So, flash forward to this past November, when I had the opportunity to spend a few weeks aboard a new bike with an electric motor to help go uphill as well as a fancy electric dropper post AND a fancy battery operated wireless rear shifter. There were also a couple fancy little battery powered tire pressure sensors. This bike did not, however, have the latest in fancy battery powered suspension mega-awesome connectivity.
On two occasions I forgot to charge the bike overnight before riding and found myself slowly grinding a dead ebike home. That’s a special kind of hell. I forgot to charge the seatpost battery with a consistency that was only rivaled by how often I forgot to charge the derailleur battery. Which is to say that I totally failed to charge either of them until they reminded me by ceasing to function altogether. This happened several times, a fact that I am a little ashamed to admit, since most sentient beings should learn that lesson the first time. The tire pressure monitors didn’t give me any problems, but I also repeatedly stuck a manual pressure gauge onto the valve stems because I was either too lazy or too stupid to remember there was an app that would just tell me what my tire pressure was, which I had neglected to download anyway. And, to be fair, my phone ran out of juice plenty of times during this same cycle of product nerdery. So the app wouldn’t have done much good if I had needed to dive into my tire pressure analytics.
I had gone from riding bikes without ever once considering battery life (those of you who ride at night, I salute you. And I salute your battery tending diligence), to now having a family of seven batteries to feed. Admittedly, only three of those batteries needed frequent feeding, but still, like a boy off to college for the first time, this relatively low-level domestic accountability was totally beyond my ability to sustain. I was an abject failure at battery husbandry.
In due course, the gods of shiny new things requested the return their chariot of the future, and I did so with a palpable sense of relief.

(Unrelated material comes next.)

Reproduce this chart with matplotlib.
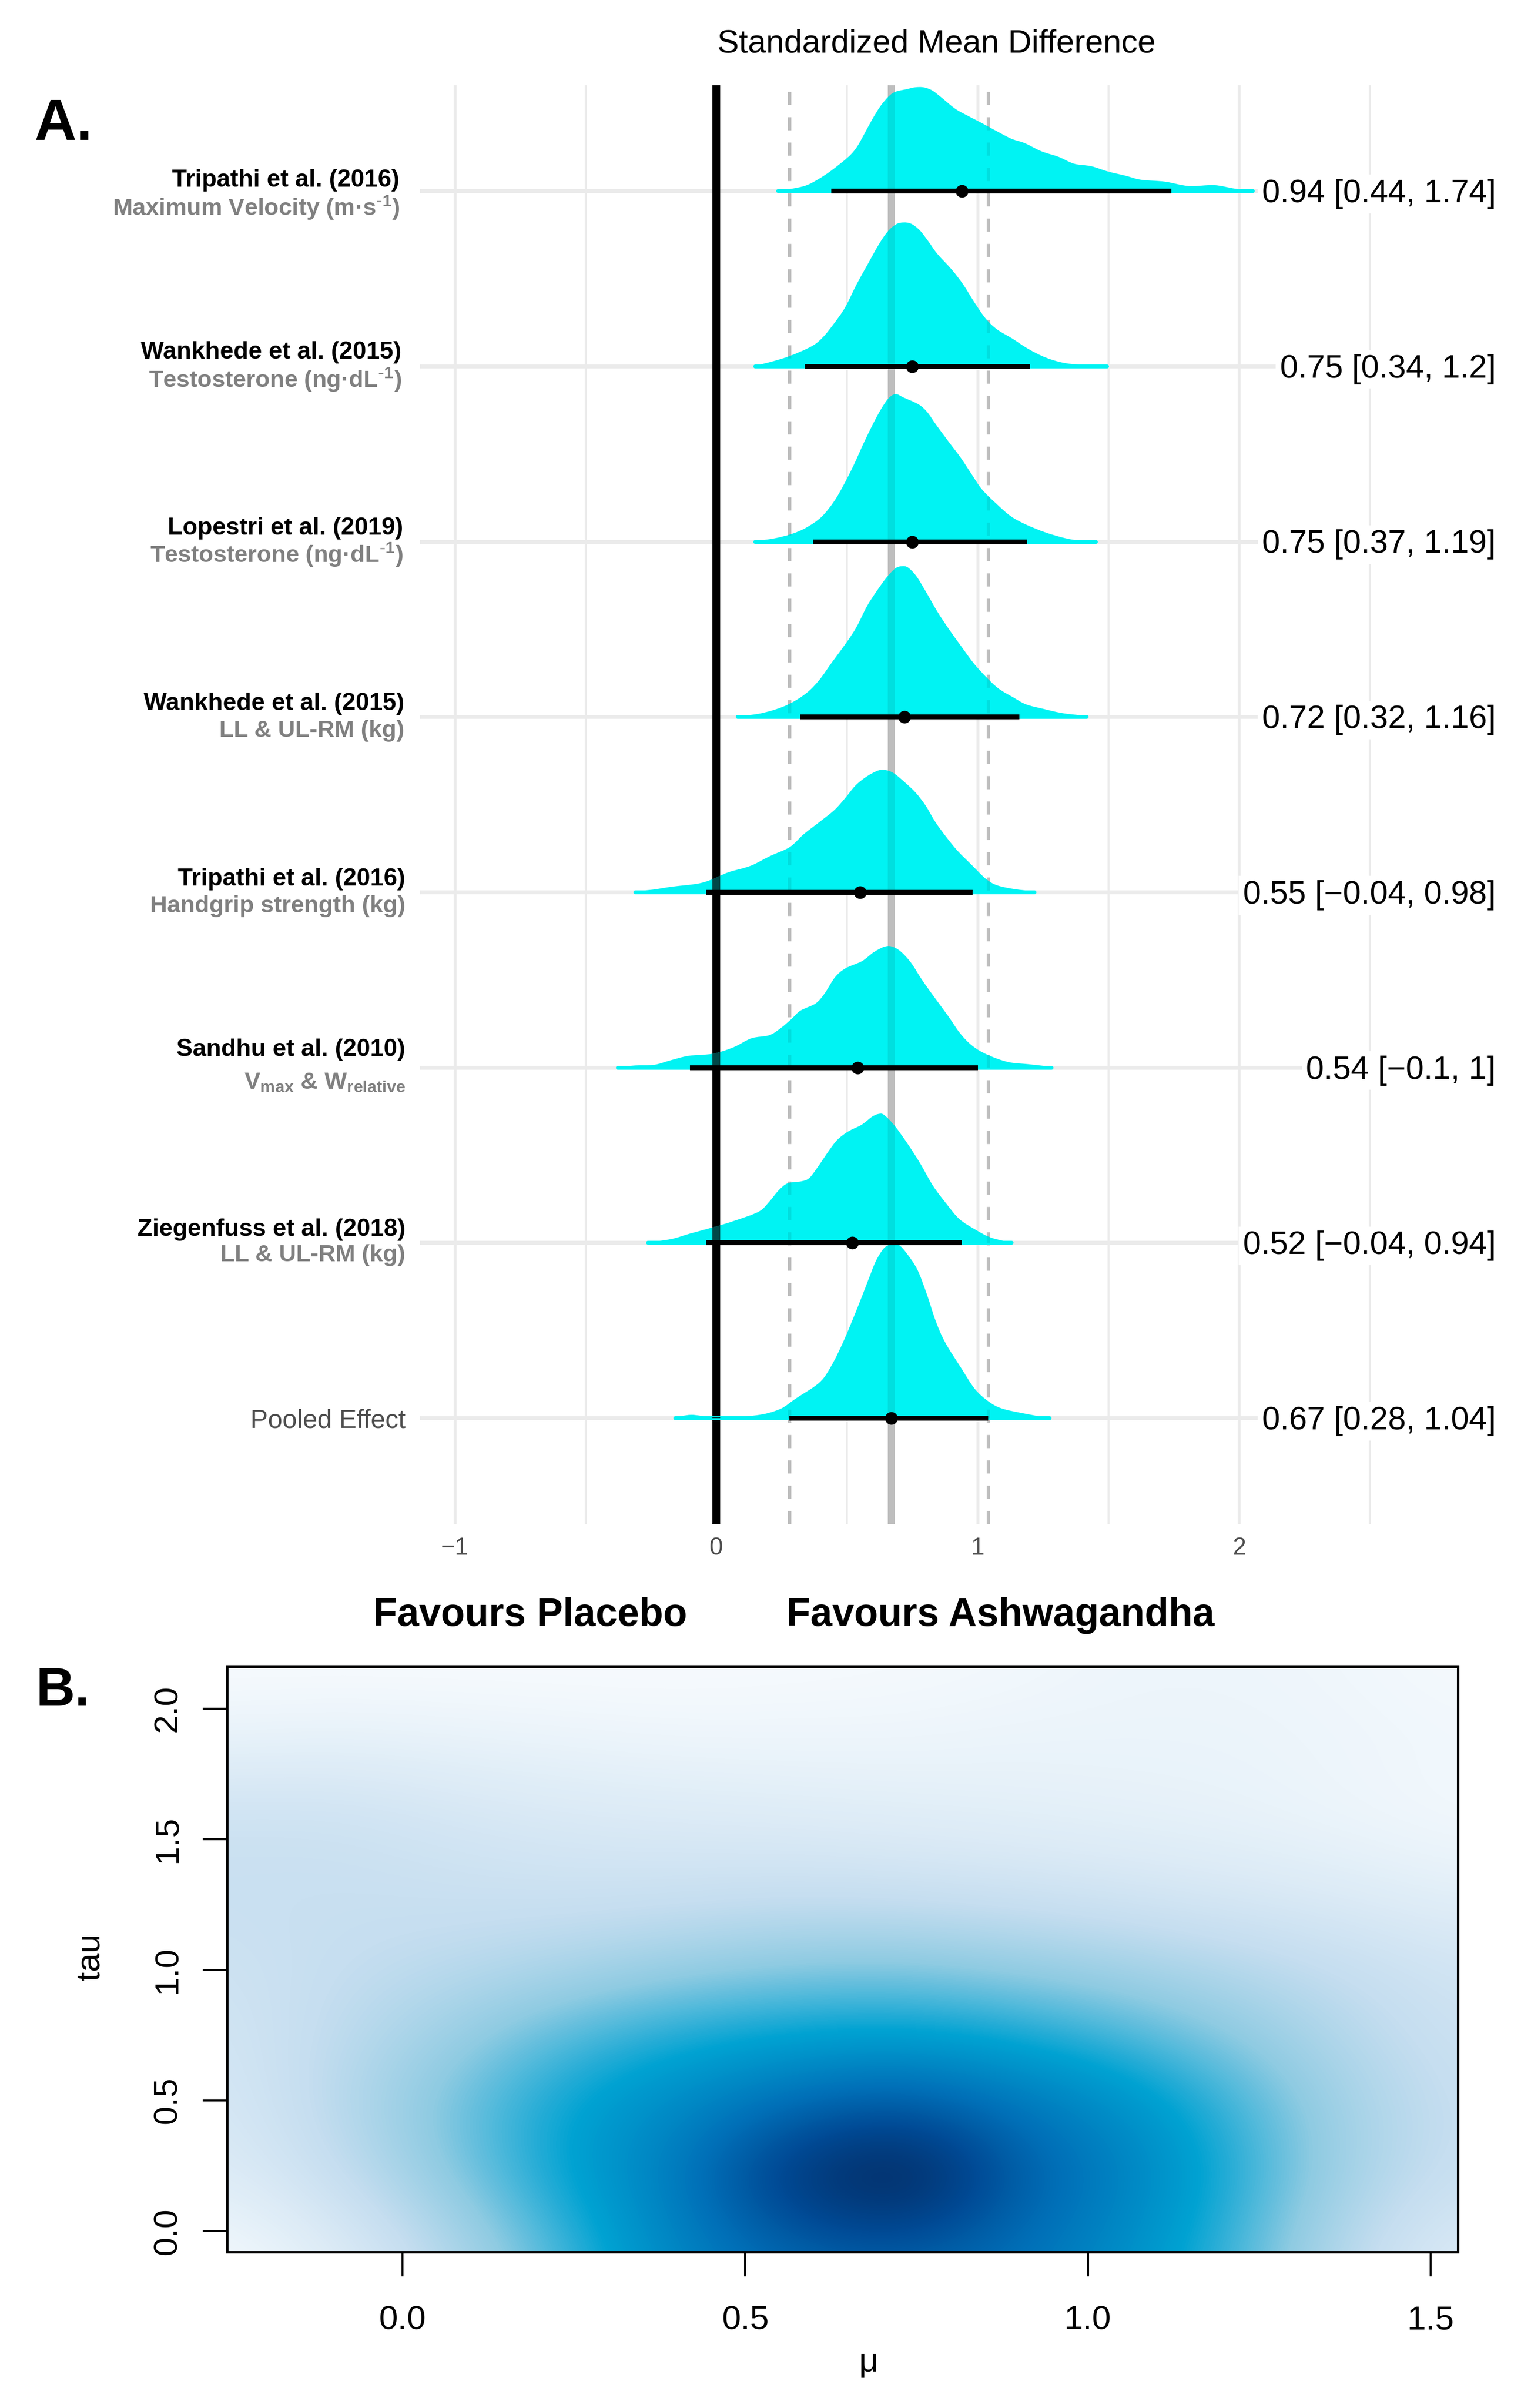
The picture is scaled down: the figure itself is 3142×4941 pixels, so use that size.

We are living in what is being described as “the internet of things,” a wondrous time where our refrigerators can talk to Alexa and order that extra sharp Vermont cheddar that we love so much without us even having to realize we are running out of the stuff. Where Siri can cue up a playlist that matches our mood. Where our cars know their way home. Where our phones listen to us and serve us ads based on what they algorithmically perceive to be our material desires. One click shopping! “It’s just what I need!”
And I have to admit, my aesthetic desire to have a bike without the visual clutter of cables and hoses ran smack into the brick wall of my own luddite ways. I don’t really want a bike that helps me up the hill. Not yet, anyway. I have a tough enough time remembering to wipe the crud of my fork stanchions as it is, let alone remembering to make sure that the batteries for my active suspension are charged. Accepting full suspension into my life was an arduous and hard fought battle. The decade and a half I spent struggling with those demons is curiously analogous to the amount of time it took for full suspension designs to reach maturity and stop absolutely sucking from a maintenance and longevity standpoint, so there may be an indicator in there that speaks more to my own tendency to neglect things.
So, yeah, the last thing I need in my cycling life is a battery. Or five. Or seven. Or ten.
I absolutely know those words will come back to bite me in the ass. That’s okay. I also know that I am not a very good poster child for modern consumerism. I am reluctant to embrace new things, whether they be pieces of technology or geometry trends. I am superstitious about my shoes and cleats. I fear high pivot idler wheels. It took me decades to trust index shifting. I have trouble wearing polyester, for crying out loud. And I do not want my refrigerator to order groceries. Ever.
The hypocrisy is obvious. I love dropper posts. I love full suspension, even though I will never, in however many orbits of the sun this skinbag I am inhabiting has left, need more than about 140mm of the stuff. I love hydraulic disc brakes. I love gears! All of these have been things I’ve bristled against at some point in the past. Well, all except dropper posts.
After returning the Bike Of The Future, I settled back into some rides aboard the yellow steel Falconer. Going uphill hurt again, in a familiar and lovable way. The gears responded to the pull of the cable just as they had a month earlier, the seatpost went up and down like it usually did, even with that telltale “this will only get worse” few millimeters of sponginess at the top. The sight of the brake hose and rear shift cable slinking shiny and black along the top tube didn’t seem so bad anymore. I whispered a quiet apology as we rode, happily out of step with time. Then I made a mental note to buy some zip ties and then check on how my investment in lithium futures was doing, as I nudged a shifter that tugged a wire that moved a derailleur that shifted a gear…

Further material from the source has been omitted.